Tuesday, June 09, 2009

Breathing creative air - a new chapter

It is a humbling experience to be sat at a table surrounded by people who excel in their own fields to be told "why don’t you show your work".

This morning's meeting with some of the artists-in-residence at the south bank yielded such an occasion.

Humility is a word that often loses respect; we tend to forget this at conferences and the like.

There was Martin whose meme diagrams are works of fantastical scale and art; and Martin's new deal of the mind seeks to be the 21st century blue print for how creative talent can work us out of austerity.

Meeting people whom by dint of their presence may challenge sometimes your own epistemologies can be an experience. In the commercial world it can easily degenerate into bear bating.

You said videojournalism is better than broadcasting. what the *** do you know?

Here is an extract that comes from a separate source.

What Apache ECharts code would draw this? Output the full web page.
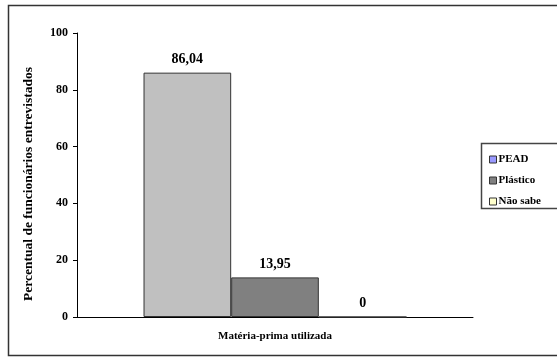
<!DOCTYPE html>
<html>
<head>
<meta charset="utf-8">
<script src="https://cdn.jsdelivr.net/npm/echarts@6/dist/echarts.min.js"></script>
<style>
  html, body { margin: 0; padding: 0; background: #ffffff; }
  #chart { width: 557px; height: 362px; }
</style>
</head>
<body>
<div id="chart"></div>
<script>
// Categories, series and values
const categories = ['Matéria-prima utilizada'];
const seriesNames = ['PEAD', 'Plástico', 'Não sabe'];
const peadValues = [86.04];
const plasticoValues = [13.95];
const naoSabeValues = [0];
const yTicks = [0, 20, 40, 60, 80, 100];

const FONT = '"Liberation Serif", "Times New Roman", serif';
const fmt = v => String(v).replace('.', ',');

const chart = echarts.init(document.getElementById('chart'), null, { renderer: 'canvas' });

const barFills = ['#c0c0c0', '#808080', '#ffffcc'];
const legendFills = ['#9999ff', '#808080', '#ffffcc'];
const valueSets = [peadValues, plasticoValues, naoSabeValues];

chart.setOption({
  animation: false,
  backgroundColor: '#ffffff',
  textStyle: { fontFamily: FONT },
  graphic: [
    {
      // outer chart frame
      type: 'rect', z: -10,
      shape: { x: 8.5, y: 5.5, width: 600, height: 350 },
      style: { fill: 'none', stroke: '#333333', lineWidth: 1.5 }
    },
    {
      // legend box
      type: 'rect', z: -5,
      shape: { x: 481.5, y: 143.5, width: 120, height: 65 },
      style: { fill: '#ffffff', stroke: '#444444', lineWidth: 1.5 }
    }
  ],
  grid: { left: 77, right: 84, top: 33, bottom: 45 },
  legend: {
    orient: 'vertical',
    left: 484, top: 149,
    itemWidth: 7, itemHeight: 7, itemGap: 10,
    icon: 'rect',
    data: seriesNames.map((n, i) => ({
      name: n,
      itemStyle: { color: legendFills[i], borderColor: '#333333', borderWidth: 1 }
    })),
    textStyle: { fontFamily: FONT, fontWeight: 'bold', fontSize: 11, color: '#000000', padding: [0, 0, 0, -3] }
  },
  xAxis: {
    type: 'category',
    data: categories,
    axisLine: { lineStyle: { color: '#000000', width: 1 } },
    axisTick: { show: false },
    axisLabel: { fontFamily: FONT, fontWeight: 'bold', fontSize: 11, color: '#000000', margin: 14 }
  },
  yAxis: {
    type: 'value',
    min: yTicks[0], max: yTicks[yTicks.length - 1], interval: 20,
    name: 'Percentual de funcionários entrevistados',
    nameLocation: 'middle', nameGap: 41, nameRotate: 90,
    nameTextStyle: { fontFamily: FONT, fontWeight: 'bold', fontSize: 13.5, color: '#000000', padding: [0, 18, 0, 0] },
    axisLine: { show: true, lineStyle: { color: '#000000', width: 1 } },
    axisTick: { show: true, length: 4, lineStyle: { color: '#000000' } },
    axisLabel: { fontFamily: FONT, fontWeight: 'bold', fontSize: 12, color: '#000000', margin: 9 },
    splitLine: { show: false }
  },
  series: seriesNames.map((n, i) => ({
    name: n,
    type: 'bar',
    data: valueSets[i],
    barGap: '0%',
    barCategoryGap: '33.6%',
    itemStyle: { color: barFills[i], borderColor: '#333333', borderWidth: 1 },
    label: {
      show: true, position: 'top', distance: 6,
      formatter: p => fmt(p.value),
      fontFamily: FONT, fontWeight: 'bold', fontSize: 14, color: '#000000'
    }
  }))
});
</script>
</body>
</html>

But in an artistic setting you’re allowed your space. Indeed the criteria amongst the gathering AIRS is to be nice.

Being nice helps, certainly for the newbies, but it's about being afforded creative space to say what you want and when.

An important lesson my alma mater share is everyone is addressed as senior, irrespective of the year you graduated. And if you know the lesson of the first captain and crew studies in the 70s, then enough said.

In ten minutes it is both futile and in my case an exercise in linguistic slaloms to tell my story, but it is an invaluable introduction to initiate further dialogue. For it’s through shared space and talk that we begin to pick out areas of interest and mine deeper.

And there's the theme of reciprocity.


Creative Audits
Call it an audit; there is value in that, yet commercialism would sometimes have the quick fix.

Taking time out to explain is something I feel is done less well nowadays, and when it is it’s obfuscated in meetings about meetings and the power card: "here's my card... call me"

A couple of years ago my father passed away. I remember hurtling down the stretch between Kumasi and Accra, a section of which is known as the road of death for good reason, when our driver found himself sandwiched between two articulated trucks, as we all let out wails and screams.

I was being taken to see the queen mother of the village my dad had grown up in and indeed I’d spent some of my formative years.

Why were we going?

In part to pay our respect, but also to find that space to talk. And the queen mother, one of the humblest people I had ever met was a good listener and talker.

We sat on her balcony and she offered us water, which she retrieved herself. Yes she did have servants. And we spoke about the world, this and that, and left.

I often find myself reflecting on those times and others when in a big spacious place.

I left with several impressions this morning, a sense that I had found the queen mothers balcony, closer to home.

And for that I’m grateful. Grateful that I felt invigorated at a new chapter in learning and that it was not my story that mattered, but that I'm looking to engage in with everyone else in this new space of the mind.